Only a handful of food producers in Oregon hold a spot on America’s top 100 food production lists. Oregon’s Tillamook County Creamery Association, a dairy co-op, checks that coveted box.

Tillamook Cheese is listed alongside Nestlé and ConAgra, Chobani and Organic Valley; ranking No. 46 on the 2014 Dairy 100 list – Dairy Foods Magazine’s ranking of North America’s largest dairy food processors.

Oregon coast farming is a livelihood, empire and industry worth protecting. And so is the seaside, fog-filled floodplain estuary Tillamook dairy farmers call home.

Tillamook dairies border eight rivers, five bays and the wide blue Pacific Ocean. After European settlement, 91 percent of the tidal wetlands were drained for agricultural, commercial and residential development.

Today, Tillamook County adds invaluable lumber, food, tourism and fishing dollars to our state economy. Still, all this economic progress has its drawbacks. Annual flooding of Highway 101 cripples the lifeblood of Tillamook’s industry. Often kids can’t get to school, cows can’t be milked and businesses are shut down. At times, floodwaters make it impossible for Tillamook products to ship out.

After the 2006 flood, the governor’s office dispatched Oregon Solutions to address flooding issues.
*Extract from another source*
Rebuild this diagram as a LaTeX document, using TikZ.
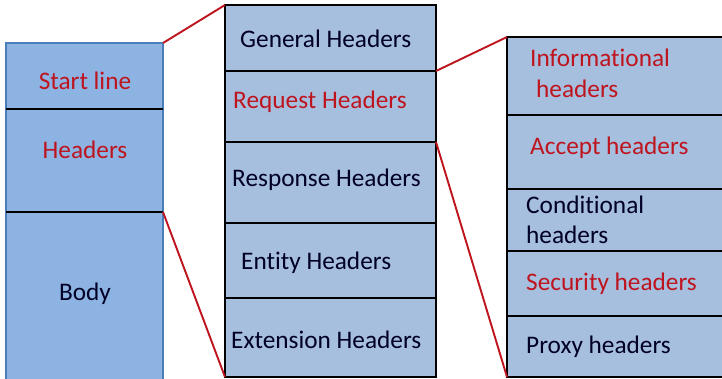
\documentclass[tikz,border=0pt]{standalone}
\usepackage{fontspec}
\setmainfont[Ligatures=NoCommon]{Carlito}
\definecolor{bodyfill}{RGB}{141,179,226}
\definecolor{cellfill}{RGB}{167,191,222}
\definecolor{bodyedge}{RGB}{74,126,187}
\definecolor{hilite}{RGB}{190,20,30}
\tikzset{
  msgcell/.style={rectangle, fill=bodyfill, draw=none, anchor=north west, inner sep=0pt, outer sep=0pt, minimum width=157bp},
  hdrcell/.style={rectangle, fill=cellfill, draw=black, line width=1.8bp, anchor=north west, inner sep=0pt, outer sep=0pt},
  divider/.style={draw=black, line width=1.9bp},
  zoomline/.style={draw=hilite, line width=1.9bp},
  lbl/.style={inner sep=0pt, anchor=base west, font=\fontsize{25.3bp}{30bp}\selectfont, text=black!85!blue},
  lblmid/.style={lbl, anchor=base},
  red/.style={text=hilite}
}
\begin{document}
\begin{tikzpicture}[x=1bp,y=-1bp]
\useasboundingbox (0,0) rectangle (722,378);
\clip (0,0) rectangle (722,378);
\fill[white] (0,0) rectangle (722,378);

% HTTP message: start line, headers, body
\node[msgcell, minimum height=66bp] (start) at (6,43) {};
\node[msgcell, minimum height=103bp] (hdrs) at (6,109) {};
\node[msgcell, minimum height=180bp] (body) at (6,212) {};
\draw[bodyedge, line width=1.6bp] (start.north west) rectangle (body.south east);
\draw[divider] (start.south west) -- (start.south east);
\draw[divider] (hdrs.south west) -- (hdrs.south east);
\node[lblmid, red] (tstart) at (85,89) {Start line};
\node[lblmid, red] (thdrs) at (85,158) {Headers};
\node[lblmid] (tbody) at (85,300) {Body};

% Header groups
\node[hdrcell, minimum width=211bp, minimum height=66bp] (general) at (225,5) {};
\node[hdrcell, minimum width=211bp, minimum height=71bp] (request) at (225,71) {};
\node[hdrcell, minimum width=211bp, minimum height=81bp] (response) at (225,142) {};
\node[hdrcell, minimum width=211bp, minimum height=75bp] (entity) at (225,223) {};
\node[hdrcell, minimum width=211bp, minimum height=79bp] (extension) at (225,298) {};
\node[lbl] (tgeneral) at (240,47) {General Headers};
\node[lbl, red] (trequest) at (233,108) {Request Headers};
\node[lbl] (tresponse) at (232,186) {Response Headers};
\node[lbl] (tentity) at (241,269) {Entity Headers};
\node[lbl] (textension) at (231,348) {Extension Headers};

% Request header kinds
\node[hdrcell, minimum width=230bp, minimum height=78bp] (info) at (507,37) {};
\node[hdrcell, minimum width=230bp, minimum height=74bp] (accept) at (507,115) {};
\node[hdrcell, minimum width=230bp, minimum height=62bp] (cond) at (507,189) {};
\node[hdrcell, minimum width=230bp, minimum height=65bp] (security) at (507,251) {};
\node[hdrcell, minimum width=230bp, minimum height=61bp] (proxy) at (507,316) {};
\node[lbl, red] (tinfo) at (530,66) {Informational};
\node[lbl, red] (tinfo2) at (536,97) {headers};
\node[lbl, red] (taccept) at (530,154) {Accept headers};
\node[lbl] (tcond) at (526,213) {Conditional};
\node[lbl] (tcond2) at (526,243) {headers};
\node[lbl, red] (tsecurity) at (526,290) {Security headers};
\node[lbl] (tproxy) at (526,353) {Proxy headers};

% Expansion lines
\draw[zoomline] (start.north east) -- (general.north west);
\draw[zoomline] (body.north east) -- (extension.south west);
\draw[zoomline] (request.north east) -- (info.north west);
\draw[zoomline] (request.south east) -- (proxy.south west);
\end{tikzpicture}
\end{document}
Flood discharge solutions had been sought for decades when conservationists, government and farmers first started working hard to find options that would be good for the farmer, good for the community and good for the ecology.

Recently, through Oregon Solutions, an unlikely band of partners began to address long-term fixes for Tillamook flood issues. A consortium of farm, timber, state and federal players is about to construct a flood reduction project that will preserve agriculture, industry and salmon habitat. This symbiotic restoration project will allow dairies and wild habitat to co-exist over the long haul.

Across Oregon, properties included in these restoration projects are dubbed “Working Lands.” In Tillamook County, the Oregon Solutions Working Lands project will ensure reduced flooding on 3,000 acres of dairy and commercial lands through landowner alternatives that also restore fish habitats. This project will remove old levees to reconnect former flood plains.

Over 800 trees will be salvaged. Chinook, coho, steelhead and chum fish runs to the Pacific will be increased. And 521 acres of salt marsh will be recovered while protecting important dairy land and private property.

Each year, over 1 million tourists traveling to and from the north coast stop at Tillamook Creamery. They come to tour a massive cheese-making production and sample ice cream. They go home and buy Tillamook in their own store. In their own state. And they have a connection and affinity to Oregon’s verdant Tillamook dairy country.

Tillamook dairy farms make a serious contribution to this state’s economy. Oregon must make equally serious efforts to support the working lands these dairies need to thrive.